From HSPiP ver 3.1, the Real data handling algorithm was added as a GA option. This algorithm searches the sphere center so the correlation factor between HSP distance and real solubility becomes maximal. Which solvents have the maximum extraction power? Which solvents make the reaction fastest? What will be the HPLC retention time of certain chemicals? This function is widely used.
For example, if you read Paracetamol.hsd file, the data type is assigned Real Data. With our experience, you will get much better result if you take logarithm of solubility. And you'd better to set the data as "the shorter HSP distance, the more soluble". In HSPiP you have the option to invert the score value if the data are opposite - such as "amount left over when filtering the solution".
If you select Fit Pane, new option "Variable Coefficients" is added. (For real data you can not select Double Sphere)
Without options, just click the Fit button, you will get this result. For this real data handling, radius means nothing, so enter 7 for the purpose of visual effect.(If Radius=0, nothing appears)
Normal distance calculation in HSP is
HSP Distance=sqrt(4.0*(dD1-dD2)² + (dP1-dP2)² + (dH1-dH2)²)
Let's browse this result with Spread sheet.
In an hsd file, dHdo and dHac is separated with / and this can not be handled as two numbers in the spreadsheet. You need to replace / with tab using a text editor.
And add the normal distance scheme.
You can plot the result.
The correlation is much better compair to 0-1 system. With this result, if the solvent's HSP is [19.01, 18.29, 18.85], the distance becomes 0 and the solubility is expected to be maximum.
Variable Coefficients Algorithm
If you calculate Paracetamol with Y-Predict, you will get [dD, dP, dH, dHdo, dHac]=[20.2, 13.3, 14.7, 11.6, 9.0]. Compare to the previous Fit result, [19.01, 18.29, 18.85], the dP difference is very large. Then we have the question whether the coefficients of HSP distance, (4,1,1,(1)) are adequate for quantitative analysis.

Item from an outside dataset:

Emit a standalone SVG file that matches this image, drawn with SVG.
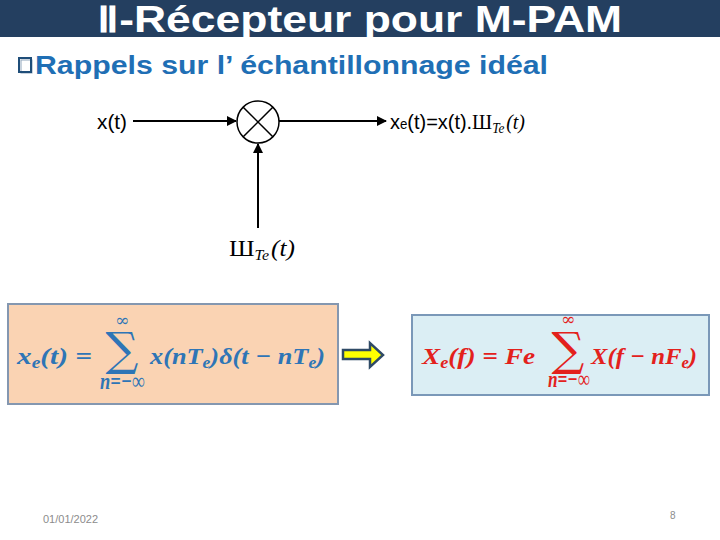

So I made a new algorithm to Fit both HSP values and Coefficients value.
If you apply this Variable Coefficients option, The Sphere center become [18.16, 14.22, 18.23], and the Coefficients become [3.85, 1.52, 0.38].
So the new HSP distance calculation scheme becomes as follow.
HSP distance=sqrt(3.85*(dD1-dD2)² + 1.52*(dP1-dP2)² + 0.38*(dH1-dH2)²)
The difference of dH will not work so much because the coefficients of dH is just 0.38, but the difference of dP works strongly because its coefficients is 1.52. We can understand solubility phenomena more accurately.
Let's browse the correlation of this result.
There are 2 exceptions but the correlation becomes so beautiful.
You can use the Split dH option.
You will obtain HSP[19.63, 14.06, 7.89,13.71], Coeffcients(4.38, 1.78, 0.24, 1.52).
This result is very close to the Y-Predict estimation [dD, dP, dHdo, dHac]=[20.2, 13.3, 11.6, 9.0].
With this method, the coeffcients are dependent on solute. In other word, we fail to find universal HSP distance scheme for 4D Hansen (I mean a universal Donor/Acceptor interaction cross term).
I applied this Variable Coefficients option to many case, and in every case the Variable Coefficient 4D improves the correlation factor for quantitative analysis.